-- Start Given entries --
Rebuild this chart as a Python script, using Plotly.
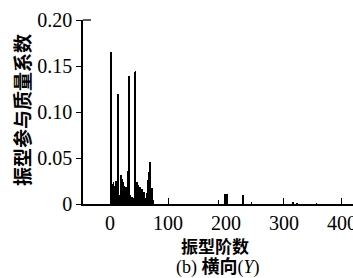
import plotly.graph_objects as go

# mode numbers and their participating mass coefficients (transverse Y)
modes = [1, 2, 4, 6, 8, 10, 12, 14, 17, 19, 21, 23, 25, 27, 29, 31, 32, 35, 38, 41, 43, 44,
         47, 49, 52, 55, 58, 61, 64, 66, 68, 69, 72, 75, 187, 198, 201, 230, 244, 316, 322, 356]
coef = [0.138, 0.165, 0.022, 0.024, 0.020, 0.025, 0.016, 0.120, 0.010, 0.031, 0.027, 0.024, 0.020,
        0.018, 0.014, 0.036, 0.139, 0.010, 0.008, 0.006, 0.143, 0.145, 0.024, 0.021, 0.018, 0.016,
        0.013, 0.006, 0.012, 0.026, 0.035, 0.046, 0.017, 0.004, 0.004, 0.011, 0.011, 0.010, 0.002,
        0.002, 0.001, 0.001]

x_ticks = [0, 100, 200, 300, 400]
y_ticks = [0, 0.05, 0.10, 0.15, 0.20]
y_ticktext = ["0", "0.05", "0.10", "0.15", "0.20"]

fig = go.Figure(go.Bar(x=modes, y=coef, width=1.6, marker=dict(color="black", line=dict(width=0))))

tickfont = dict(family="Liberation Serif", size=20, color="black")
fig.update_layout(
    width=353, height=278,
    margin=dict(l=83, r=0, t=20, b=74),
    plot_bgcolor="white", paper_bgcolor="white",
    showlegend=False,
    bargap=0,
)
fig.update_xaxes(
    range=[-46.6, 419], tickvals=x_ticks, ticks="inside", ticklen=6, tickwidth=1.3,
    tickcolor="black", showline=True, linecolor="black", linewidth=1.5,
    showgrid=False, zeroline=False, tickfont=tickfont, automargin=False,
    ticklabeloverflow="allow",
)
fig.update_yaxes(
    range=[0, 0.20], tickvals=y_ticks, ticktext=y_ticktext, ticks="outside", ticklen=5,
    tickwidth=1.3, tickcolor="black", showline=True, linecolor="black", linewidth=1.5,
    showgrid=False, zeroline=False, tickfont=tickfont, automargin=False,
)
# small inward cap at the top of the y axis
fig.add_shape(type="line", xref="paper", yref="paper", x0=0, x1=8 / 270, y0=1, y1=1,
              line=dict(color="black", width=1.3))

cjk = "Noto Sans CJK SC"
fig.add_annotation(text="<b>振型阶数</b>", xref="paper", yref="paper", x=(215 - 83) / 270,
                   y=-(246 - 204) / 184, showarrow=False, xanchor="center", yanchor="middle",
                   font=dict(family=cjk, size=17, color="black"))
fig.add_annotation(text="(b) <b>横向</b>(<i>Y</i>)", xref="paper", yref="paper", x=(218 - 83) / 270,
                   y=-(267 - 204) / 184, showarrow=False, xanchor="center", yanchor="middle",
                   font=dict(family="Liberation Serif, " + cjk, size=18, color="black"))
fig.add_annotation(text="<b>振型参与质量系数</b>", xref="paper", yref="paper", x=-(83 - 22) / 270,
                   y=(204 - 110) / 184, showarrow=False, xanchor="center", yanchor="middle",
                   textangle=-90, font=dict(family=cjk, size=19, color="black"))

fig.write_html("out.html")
-- End Given entries --
-- Start Given entries --
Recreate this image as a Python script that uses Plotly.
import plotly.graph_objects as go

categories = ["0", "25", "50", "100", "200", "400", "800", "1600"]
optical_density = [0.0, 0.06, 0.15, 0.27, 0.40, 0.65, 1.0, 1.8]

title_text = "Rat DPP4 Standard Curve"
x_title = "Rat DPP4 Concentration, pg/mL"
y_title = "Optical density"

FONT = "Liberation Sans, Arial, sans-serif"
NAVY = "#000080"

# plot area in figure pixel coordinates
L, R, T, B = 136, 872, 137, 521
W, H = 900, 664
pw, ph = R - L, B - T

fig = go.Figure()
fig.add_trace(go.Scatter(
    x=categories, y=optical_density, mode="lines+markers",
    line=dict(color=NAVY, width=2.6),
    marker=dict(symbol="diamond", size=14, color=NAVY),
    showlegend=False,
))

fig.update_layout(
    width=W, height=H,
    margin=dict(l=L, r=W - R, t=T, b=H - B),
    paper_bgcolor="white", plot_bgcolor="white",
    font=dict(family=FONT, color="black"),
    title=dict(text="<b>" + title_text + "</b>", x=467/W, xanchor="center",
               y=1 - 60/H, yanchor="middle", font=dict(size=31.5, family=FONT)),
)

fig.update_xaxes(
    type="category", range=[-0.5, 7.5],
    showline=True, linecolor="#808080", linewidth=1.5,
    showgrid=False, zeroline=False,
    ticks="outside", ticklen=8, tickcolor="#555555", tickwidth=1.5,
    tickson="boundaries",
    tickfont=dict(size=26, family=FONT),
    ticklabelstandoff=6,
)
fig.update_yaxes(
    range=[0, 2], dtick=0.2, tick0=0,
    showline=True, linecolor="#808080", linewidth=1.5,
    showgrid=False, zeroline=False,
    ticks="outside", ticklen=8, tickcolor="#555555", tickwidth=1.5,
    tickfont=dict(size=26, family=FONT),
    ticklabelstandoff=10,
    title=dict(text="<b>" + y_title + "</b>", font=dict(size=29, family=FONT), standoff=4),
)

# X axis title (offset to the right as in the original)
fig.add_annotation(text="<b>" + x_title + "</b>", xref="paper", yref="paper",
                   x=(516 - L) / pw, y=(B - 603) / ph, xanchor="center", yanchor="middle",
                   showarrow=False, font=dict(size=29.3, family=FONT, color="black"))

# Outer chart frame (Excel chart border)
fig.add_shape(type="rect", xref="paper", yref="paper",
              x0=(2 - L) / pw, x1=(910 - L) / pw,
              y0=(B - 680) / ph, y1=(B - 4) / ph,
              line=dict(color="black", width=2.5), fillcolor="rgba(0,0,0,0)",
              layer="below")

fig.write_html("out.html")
-- End Given entries --
What needs to be done:
Reply with the number of lines in the data that include the string "chart" and nothing else.

Response to this task:
2